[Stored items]
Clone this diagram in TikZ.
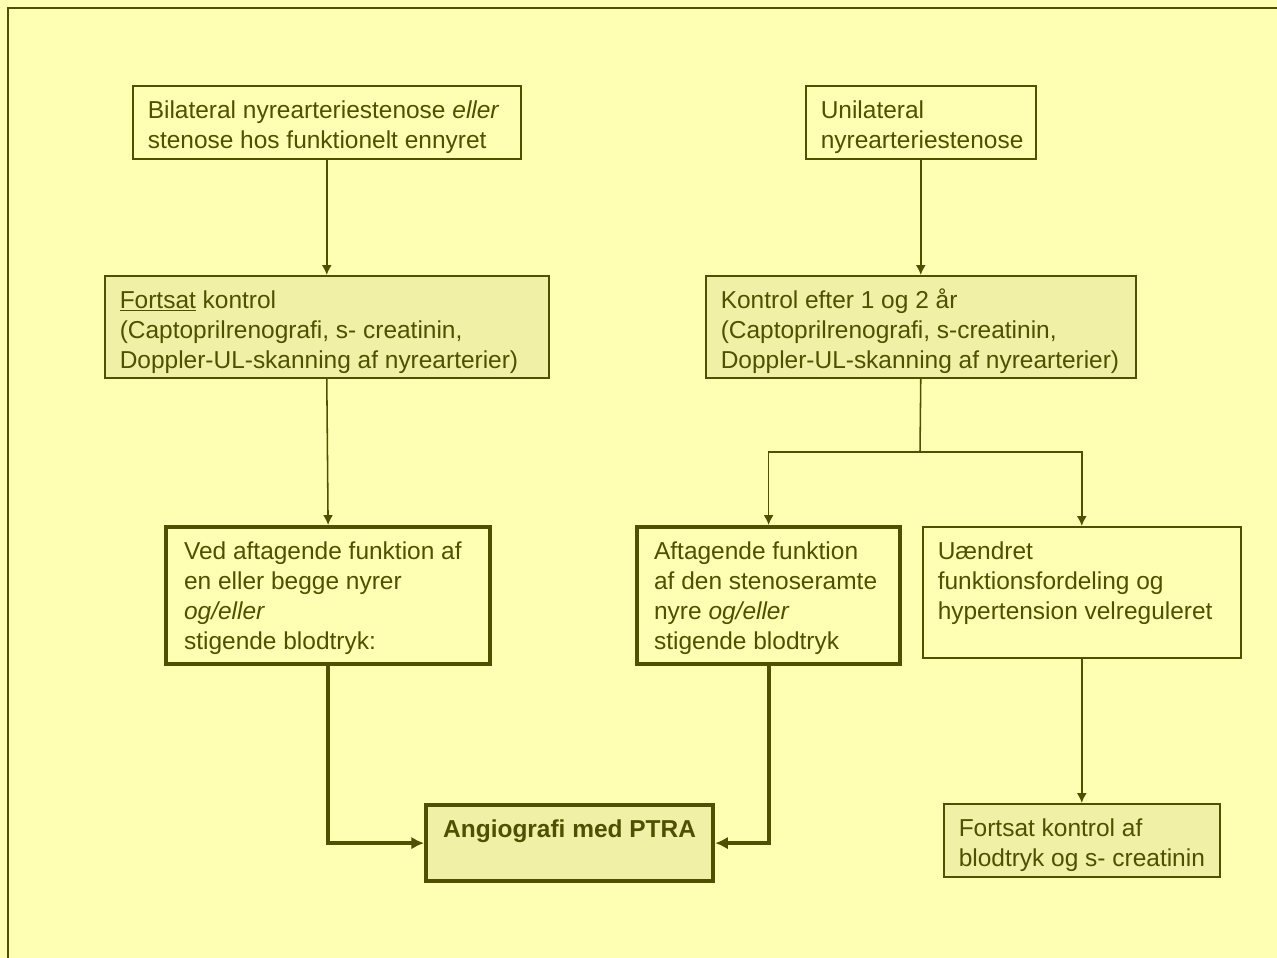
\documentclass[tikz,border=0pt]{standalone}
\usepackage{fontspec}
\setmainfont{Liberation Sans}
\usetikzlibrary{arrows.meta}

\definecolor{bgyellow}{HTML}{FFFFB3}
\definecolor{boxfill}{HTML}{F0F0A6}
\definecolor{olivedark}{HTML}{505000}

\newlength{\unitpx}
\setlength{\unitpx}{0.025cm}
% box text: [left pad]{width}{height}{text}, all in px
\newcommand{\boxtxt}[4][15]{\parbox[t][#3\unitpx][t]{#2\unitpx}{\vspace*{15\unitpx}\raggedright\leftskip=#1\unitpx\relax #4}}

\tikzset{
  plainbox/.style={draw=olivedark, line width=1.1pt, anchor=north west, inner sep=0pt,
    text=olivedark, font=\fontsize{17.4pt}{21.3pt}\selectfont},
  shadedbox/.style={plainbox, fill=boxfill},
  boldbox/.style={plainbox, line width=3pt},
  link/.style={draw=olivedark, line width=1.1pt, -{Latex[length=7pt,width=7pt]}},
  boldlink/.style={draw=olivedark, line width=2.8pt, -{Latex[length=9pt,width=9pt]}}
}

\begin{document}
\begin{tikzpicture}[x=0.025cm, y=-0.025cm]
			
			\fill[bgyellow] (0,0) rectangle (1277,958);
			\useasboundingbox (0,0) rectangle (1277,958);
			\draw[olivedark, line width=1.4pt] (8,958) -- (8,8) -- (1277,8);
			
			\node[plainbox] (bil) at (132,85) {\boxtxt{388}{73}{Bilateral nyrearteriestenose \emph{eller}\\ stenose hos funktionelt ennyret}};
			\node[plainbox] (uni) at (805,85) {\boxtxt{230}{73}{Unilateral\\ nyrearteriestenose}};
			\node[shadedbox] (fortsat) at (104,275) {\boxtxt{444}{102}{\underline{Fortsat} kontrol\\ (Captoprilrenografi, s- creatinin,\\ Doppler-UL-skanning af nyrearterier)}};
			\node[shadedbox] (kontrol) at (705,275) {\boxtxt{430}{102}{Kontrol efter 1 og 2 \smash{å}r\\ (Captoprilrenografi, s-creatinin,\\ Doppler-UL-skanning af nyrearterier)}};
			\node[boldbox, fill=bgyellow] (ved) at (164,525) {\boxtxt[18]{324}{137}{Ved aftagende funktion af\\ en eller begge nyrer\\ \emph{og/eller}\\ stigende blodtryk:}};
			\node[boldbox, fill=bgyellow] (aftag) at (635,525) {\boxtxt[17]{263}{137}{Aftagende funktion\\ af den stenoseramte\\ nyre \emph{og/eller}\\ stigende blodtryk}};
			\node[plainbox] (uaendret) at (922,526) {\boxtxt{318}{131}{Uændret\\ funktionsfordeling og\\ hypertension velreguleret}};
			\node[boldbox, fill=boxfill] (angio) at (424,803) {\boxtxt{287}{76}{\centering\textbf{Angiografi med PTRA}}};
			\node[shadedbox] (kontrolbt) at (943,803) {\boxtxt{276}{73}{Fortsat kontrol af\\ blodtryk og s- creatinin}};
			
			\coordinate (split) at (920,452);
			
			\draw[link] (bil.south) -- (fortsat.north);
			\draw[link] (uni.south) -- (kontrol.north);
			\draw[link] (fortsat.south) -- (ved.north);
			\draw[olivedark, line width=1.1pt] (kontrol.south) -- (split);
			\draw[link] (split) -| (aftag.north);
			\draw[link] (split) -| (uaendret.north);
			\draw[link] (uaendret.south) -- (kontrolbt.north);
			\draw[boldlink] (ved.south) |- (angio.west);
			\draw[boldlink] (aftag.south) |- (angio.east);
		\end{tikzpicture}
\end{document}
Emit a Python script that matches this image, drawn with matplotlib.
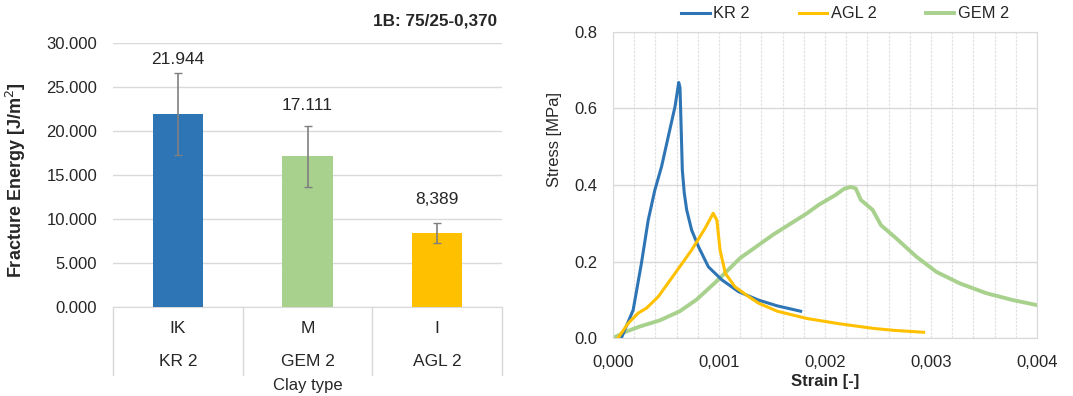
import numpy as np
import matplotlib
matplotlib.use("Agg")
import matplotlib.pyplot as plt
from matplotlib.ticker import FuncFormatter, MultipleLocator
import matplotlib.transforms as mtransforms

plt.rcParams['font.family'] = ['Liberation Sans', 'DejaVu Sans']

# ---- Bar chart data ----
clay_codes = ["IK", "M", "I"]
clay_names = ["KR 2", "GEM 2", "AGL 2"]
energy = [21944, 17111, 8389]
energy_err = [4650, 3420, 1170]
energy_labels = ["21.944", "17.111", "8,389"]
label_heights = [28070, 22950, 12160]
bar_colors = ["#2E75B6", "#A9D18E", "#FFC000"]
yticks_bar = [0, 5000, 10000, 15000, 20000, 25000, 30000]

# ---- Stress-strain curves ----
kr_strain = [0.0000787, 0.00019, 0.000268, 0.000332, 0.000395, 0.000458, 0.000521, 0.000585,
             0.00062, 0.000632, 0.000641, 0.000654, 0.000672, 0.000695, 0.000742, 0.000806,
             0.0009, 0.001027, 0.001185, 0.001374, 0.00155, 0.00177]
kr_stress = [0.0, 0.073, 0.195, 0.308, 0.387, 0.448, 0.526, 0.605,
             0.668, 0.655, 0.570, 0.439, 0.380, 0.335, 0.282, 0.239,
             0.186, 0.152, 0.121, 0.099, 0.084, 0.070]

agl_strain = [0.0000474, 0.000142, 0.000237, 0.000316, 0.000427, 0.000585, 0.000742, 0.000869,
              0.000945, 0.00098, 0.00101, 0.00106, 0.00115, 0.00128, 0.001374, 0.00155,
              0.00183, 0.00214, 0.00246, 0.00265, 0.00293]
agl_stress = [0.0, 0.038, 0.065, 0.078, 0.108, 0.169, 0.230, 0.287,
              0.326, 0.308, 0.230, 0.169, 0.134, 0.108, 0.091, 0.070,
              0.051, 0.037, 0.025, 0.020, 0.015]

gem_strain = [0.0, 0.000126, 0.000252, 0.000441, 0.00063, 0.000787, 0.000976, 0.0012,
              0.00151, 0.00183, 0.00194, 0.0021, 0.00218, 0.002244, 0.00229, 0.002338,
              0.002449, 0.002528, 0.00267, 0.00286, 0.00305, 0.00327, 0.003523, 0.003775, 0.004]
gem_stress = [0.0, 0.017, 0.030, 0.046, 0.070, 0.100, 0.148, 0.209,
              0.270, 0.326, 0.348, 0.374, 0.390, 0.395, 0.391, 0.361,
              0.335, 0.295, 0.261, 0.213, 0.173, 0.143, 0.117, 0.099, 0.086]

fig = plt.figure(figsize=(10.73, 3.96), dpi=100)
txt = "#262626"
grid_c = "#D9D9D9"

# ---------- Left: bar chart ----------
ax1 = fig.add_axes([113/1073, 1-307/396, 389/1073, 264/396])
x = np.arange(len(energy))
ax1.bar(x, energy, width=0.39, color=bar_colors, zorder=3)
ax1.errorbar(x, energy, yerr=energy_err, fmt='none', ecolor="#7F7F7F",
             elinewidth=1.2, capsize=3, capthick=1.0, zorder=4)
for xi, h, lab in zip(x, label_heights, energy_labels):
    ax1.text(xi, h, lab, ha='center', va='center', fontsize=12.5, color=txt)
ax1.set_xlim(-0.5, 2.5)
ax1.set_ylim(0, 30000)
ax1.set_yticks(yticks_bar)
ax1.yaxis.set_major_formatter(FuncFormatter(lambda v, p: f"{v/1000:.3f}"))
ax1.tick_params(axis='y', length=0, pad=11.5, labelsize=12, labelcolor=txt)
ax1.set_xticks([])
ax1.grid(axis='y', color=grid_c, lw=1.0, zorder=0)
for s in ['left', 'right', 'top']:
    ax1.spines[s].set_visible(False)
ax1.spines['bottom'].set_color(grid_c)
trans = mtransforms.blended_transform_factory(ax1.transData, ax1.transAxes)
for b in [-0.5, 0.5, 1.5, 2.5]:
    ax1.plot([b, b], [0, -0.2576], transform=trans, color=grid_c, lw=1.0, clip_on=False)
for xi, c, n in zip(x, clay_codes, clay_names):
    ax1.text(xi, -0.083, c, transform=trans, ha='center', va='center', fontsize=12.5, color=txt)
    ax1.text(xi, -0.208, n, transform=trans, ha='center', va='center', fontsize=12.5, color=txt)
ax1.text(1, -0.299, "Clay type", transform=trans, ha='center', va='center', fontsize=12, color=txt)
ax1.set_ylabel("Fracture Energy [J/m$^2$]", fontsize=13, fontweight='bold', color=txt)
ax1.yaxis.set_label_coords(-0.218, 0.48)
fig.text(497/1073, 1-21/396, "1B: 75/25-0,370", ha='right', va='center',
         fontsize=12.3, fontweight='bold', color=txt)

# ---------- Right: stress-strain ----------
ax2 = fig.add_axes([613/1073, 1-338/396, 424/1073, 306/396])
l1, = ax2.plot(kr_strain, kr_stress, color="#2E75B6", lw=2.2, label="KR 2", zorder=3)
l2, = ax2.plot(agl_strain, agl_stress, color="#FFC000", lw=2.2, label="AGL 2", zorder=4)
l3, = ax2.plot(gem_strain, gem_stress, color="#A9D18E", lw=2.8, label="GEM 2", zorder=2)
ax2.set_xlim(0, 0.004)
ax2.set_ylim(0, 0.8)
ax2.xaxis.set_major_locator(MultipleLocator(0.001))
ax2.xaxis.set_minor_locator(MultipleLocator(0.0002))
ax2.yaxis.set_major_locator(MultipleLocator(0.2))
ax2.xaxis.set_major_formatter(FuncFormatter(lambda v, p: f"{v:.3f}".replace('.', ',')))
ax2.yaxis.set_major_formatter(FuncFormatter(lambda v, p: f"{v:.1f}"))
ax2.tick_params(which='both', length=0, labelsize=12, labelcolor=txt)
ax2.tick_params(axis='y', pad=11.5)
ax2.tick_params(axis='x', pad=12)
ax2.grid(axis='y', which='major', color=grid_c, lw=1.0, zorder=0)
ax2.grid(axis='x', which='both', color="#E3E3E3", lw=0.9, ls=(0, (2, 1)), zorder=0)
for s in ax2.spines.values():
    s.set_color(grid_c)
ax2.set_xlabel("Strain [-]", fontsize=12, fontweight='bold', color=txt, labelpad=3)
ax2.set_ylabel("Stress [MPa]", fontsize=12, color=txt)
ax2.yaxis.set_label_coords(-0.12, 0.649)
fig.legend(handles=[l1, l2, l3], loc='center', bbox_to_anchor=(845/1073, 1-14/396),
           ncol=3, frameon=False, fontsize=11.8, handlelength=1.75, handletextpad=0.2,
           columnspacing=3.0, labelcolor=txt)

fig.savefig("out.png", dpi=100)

WHAT THIS TASK INVOLVES:
Repeat the lines between those holding "Emit a Python" and "0.186, 0.152, 0.121, 0.099, 0.084, 0.070]", inclusive. Pictures stay out.

WRITTEN ANSWER:
Emit a Python script that matches this image, drawn with matplotlib.
import numpy as np
import matplotlib
matplotlib.use("Agg")
import matplotlib.pyplot as plt
from matplotlib.ticker import FuncFormatter, MultipleLocator
import matplotlib.transforms as mtransforms

plt.rcParams['font.family'] = ['Liberation Sans', 'DejaVu Sans']

# ---- Bar chart data ----
clay_codes = ["IK", "M", "I"]
clay_names = ["KR 2", "GEM 2", "AGL 2"]
energy = [21944, 17111, 8389]
energy_err = [4650, 3420, 1170]
energy_labels = ["21.944", "17.111", "8,389"]
label_heights = [28070, 22950, 12160]
bar_colors = ["#2E75B6", "#A9D18E", "#FFC000"]
yticks_bar = [0, 5000, 10000, 15000, 20000, 25000, 30000]

# ---- Stress-strain curves ----
kr_strain = [0.0000787, 0.00019, 0.000268, 0.000332, 0.000395, 0.000458, 0.000521, 0.000585,
             0.00062, 0.000632, 0.000641, 0.000654, 0.000672, 0.000695, 0.000742, 0.000806,
             0.0009, 0.001027, 0.001185, 0.001374, 0.00155, 0.00177]
kr_stress = [0.0, 0.073, 0.195, 0.308, 0.387, 0.448, 0.526, 0.605,
             0.668, 0.655, 0.570, 0.439, 0.380, 0.335, 0.282, 0.239,
             0.186, 0.152, 0.121, 0.099, 0.084, 0.070]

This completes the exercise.